For the past few months I have spent a great deal of my life in the Committee Corridor, chairing a Select Committee looking at the impact of digital technology on democracy. One thing has already emerged with quite frightening clarity: confusion over where to seek verifiable fact. However, thanks largely to the vision of the noble Lord, Lord Birt, who I am delighted is in his place, and as recently confirmed by Ofcom, the BBC has emerged as the digital gold standard in the provision of trusted information in an era of fake news. Surely, as we stand on the brink of a global pandemic, that gold standard of trust is more crucial than it has ever been.
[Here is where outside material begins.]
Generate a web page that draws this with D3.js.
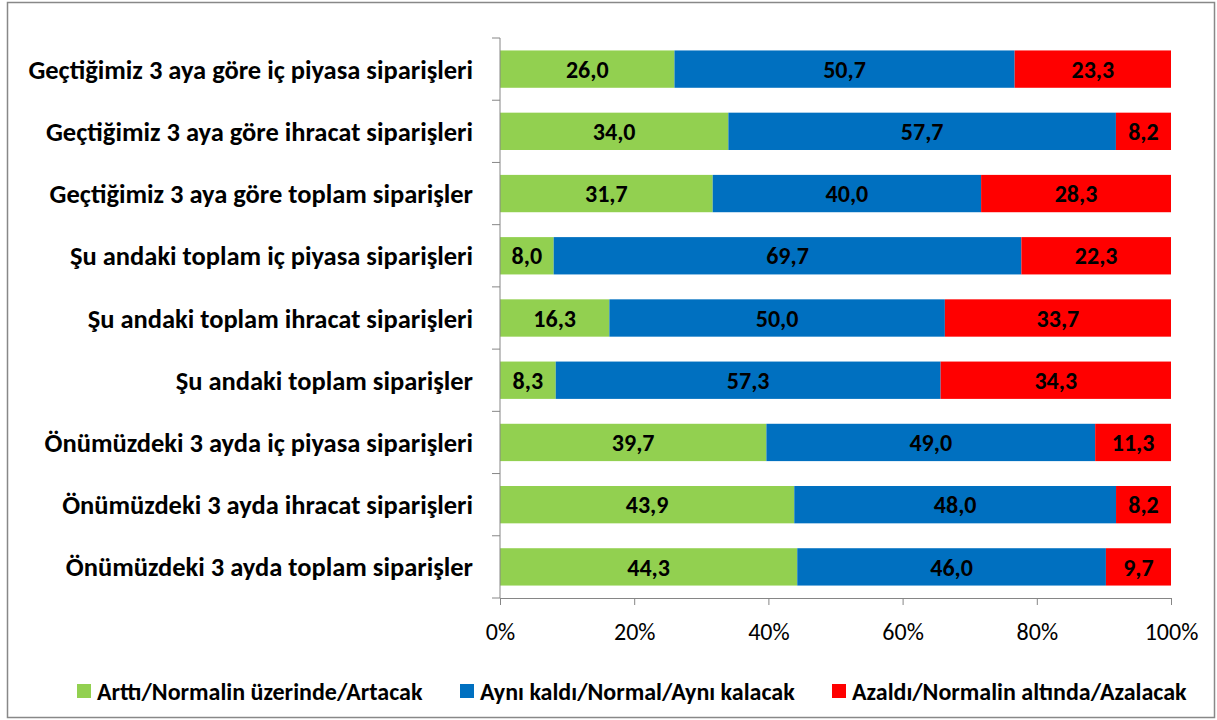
<!DOCTYPE html>
<html>
<head>
<meta charset="utf-8">
<script src="https://cdn.jsdelivr.net/npm/d3@7"></script>
<style>
  body { margin: 0; background: #fff; }
  svg text { font-family: Carlito, Calibri, Lato, "Open Sans", sans-serif; }
</style>
</head>
<body>
<div id="chart"></div>
<script>
// chart data
var categories = [
  "Geçtiğimiz 3 aya göre iç piyasa siparişleri",
  "Geçtiğimiz 3 aya göre ihracat siparişleri",
  "Geçtiğimiz 3 aya göre toplam siparişler",
  "Şu andaki toplam iç piyasa siparişleri",
  "Şu andaki toplam ihracat siparişleri",
  "Şu andaki toplam siparişler",
  "Önümüzdeki 3 ayda iç piyasa siparişleri",
  "Önümüzdeki 3 ayda ihracat siparişleri",
  "Önümüzdeki 3 ayda toplam siparişler"
];
var seriesNames = ["Arttı/Normalin üzerinde/Artacak", "Aynı kaldı/Normal/Aynı kalacak", "Azaldı/Normalin altında/Azalacak"];
var arttiValues = [26.0, 34.0, 31.7, 8.0, 16.3, 8.3, 39.7, 43.9, 44.3];
var ayniValues = [50.7, 57.7, 40.0, 69.7, 50.0, 57.3, 49.0, 48.0, 46.0];
var azaldiValues = [23.3, 8.2, 28.3, 22.3, 33.7, 34.3, 11.3, 8.2, 9.7];
var xTicks = [0, 0.2, 0.4, 0.6, 0.8, 1];

var colors = ["#92D050", "#0070C0", "#FF0000"];

var svgWidth = 1217;
var svgHeight = 720;
var margin = { top: 38, right: 46, bottom: 122, left: 500 };
var width = svgWidth - margin.left - margin.right;
var height = svgHeight - margin.top - margin.bottom;

var svg = d3.select("#chart")
  .append("svg")
  .attr("width", svgWidth)
  .attr("height", svgHeight);

// outer frame
svg.append("rect")
  .attr("x", 7.5).attr("y", 2.5)
  .attr("width", 1207).attr("height", 715)
  .attr("fill", "#fff")
  .attr("stroke", "#888")
  .attr("stroke-width", 1.5);

var chartGroup = svg.append("g")
  .attr("transform", `translate(${margin.left}, ${margin.top})`);

// build rows, 100% stacked
var rows = categories.map(function(c, i) {
  var vals = [arttiValues[i], ayniValues[i], azaldiValues[i]];
  var total = d3.sum(vals);
  return { cat: c, vals: vals, s0: vals[0] / total, s1: vals[1] / total, s2: vals[2] / total };
});
var stack = d3.stack().keys(["s0", "s1", "s2"])(rows);

var xScale = d3.scaleLinear().domain([0, 1]).range([0, width]);
var yScale = d3.scaleBand().domain(categories).range([0, height]).paddingInner(0.4).paddingOuter(0.2);

// bars
stack.forEach(function(layer, k) {
  var g = chartGroup.append("g");
  g.selectAll("rect")
    .data(layer)
    .enter()
    .append("rect")
    .attr("x", d => xScale(d[0]))
    .attr("y", d => yScale(d.data.cat))
    .attr("width", d => xScale(d[1]) - xScale(d[0]))
    .attr("height", yScale.bandwidth())
    .attr("fill", colors[k]);

  g.selectAll("text")
    .data(layer)
    .enter()
    .append("text")
    .attr("x", d => (xScale(d[0]) + xScale(d[1])) / 2)
    .attr("y", d => yScale(d.data.cat) + yScale.bandwidth() / 2)
    .attr("dy", "0.36em")
    .attr("text-anchor", "middle")
    .attr("font-size", "24px")
    .attr("font-weight", "bold")
    .attr("fill", "#000")
    .text(d => d.data.vals[k].toFixed(1).replace(".", ","));
});

// y axis: line + ticks at band boundaries
var yAxisG = chartGroup.append("g");
yAxisG.append("line")
  .attr("x1", 0).attr("x2", 0).attr("y1", 0).attr("y2", height)
  .attr("stroke", "#868686");
var step = yScale.step();
d3.range(categories.length + 1).forEach(function(i) {
  yAxisG.append("line")
    .attr("x1", -8).attr("x2", 0)
    .attr("y1", i * step).attr("y2", i * step)
    .attr("stroke", "#868686");
});
yAxisG.selectAll("text.cat")
  .data(categories)
  .enter()
  .append("text")
  .attr("class", "cat")
  .attr("x", -27)
  .attr("y", d => yScale(d) + yScale.bandwidth() / 2)
  .attr("dy", "0.36em")
  .attr("text-anchor", "end")
  .attr("font-size", "26.5px")
  .attr("font-weight", "bold")
  .attr("fill", "#000")
  .text(d => d);

// x axis
var bottomAxis = d3.axisBottom(xScale)
  .tickValues(xTicks)
  .tickSize(7)
  .tickFormat(d3.format(".0%"));
var xAxis = chartGroup.append("g")
  .attr("transform", `translate(0, ${height})`)
  .call(bottomAxis);
xAxis.select(".domain").attr("stroke", "#868686");
xAxis.selectAll(".tick line").attr("stroke", "#868686");
xAxis.selectAll(".tick text")
  .attr("font-size", "24px")
  .attr("fill", "#000")
  .attr("dy", "0")
  .attr("y", 42);

// legend
var legendX = [77, 460, 832];
var legend = svg.append("g").attr("transform", "translate(0, 691)");
seriesNames.forEach(function(name, i) {
  legend.append("rect")
    .attr("x", legendX[i]).attr("y", -7)
    .attr("width", 14).attr("height", 14)
    .attr("fill", colors[i]);
  legend.append("text")
    .attr("x", legendX[i] + 20)
    .attr("y", 0)
    .attr("dy", "0.36em")
    .attr("font-size", "24px")
    .attr("font-weight", "bold")
    .attr("fill", "#000")
    .text(name);
});
</script>
</body>
</html>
This can no longer be about the wilful vengeance of politicians; it is about the very real possibility of saving lives. To paraphrase the noble Lord, Lord Hennessy, speaking in this House just two months ago, trust is the scarcest and most precious political metal we have. Sad to say, I am far from reassured by the Secretary of State’s well-trailed retreat from earlier briefings. I can only repeat my belief that we are watching a well-rehearsed process of intimidation and destabilisation. Hopefully, when she comes to respond to the debate the Minister will unequivocally assure me that I am wrong, because we cannot allow an unremitting vendetta to rob us of the most valuable asset that democracy has at its disposal.
The second issue is climate change. I was asked by Quentin Letts to appear on a witty programme, “What’s the Point Of…?”, about the Met Office. They invited the only two members of the Climate Change Committee in the other place who had been scientifically trained, of whom I was one. I explained that, while obviously I believe in the science of global warming—I studied physics at Cambridge—the sensitivity of the climate to a given amount of CO2 is likely to be at the lower end of the spectrum spelled out by the IPCC, rather than the higher end which the Met Office always assumed. To illustrate my point, I pointed out that the Met Office produced a glossy pamphlet in 2004 saying that with its new computer, it could forecast accurately the future warming of the planet and that over the next decade—by 2014—it would have increased by 0.3 degrees. But 2014 had passed and we knew that it had in fact increased by between nothing and a tiny proportion of that amount.
Following this, there was an eruption from all the eco-fascists and within the BBC. The BBC referred itself to the BBC Trust for, in its words, “Giving voice to people like Peter Lilley”. This is the organisation that was proud to give voice to the IRA—but it was anxious not to give voice to me. It then removed the whole programme from the website and published an apology for ever having allowed me to utter this simple truth: the Met Office had got its long-term forecast wrong.
I am sorry if I am overrunning, but I am the only spokesman for the opposition in this debate and it is normal to give the opposition a little more space. The third issue I want to raise is the EU. The debate over the last three years has focused on attempts by remainers to keep the UK in the customs union, rather than just a free-trade association.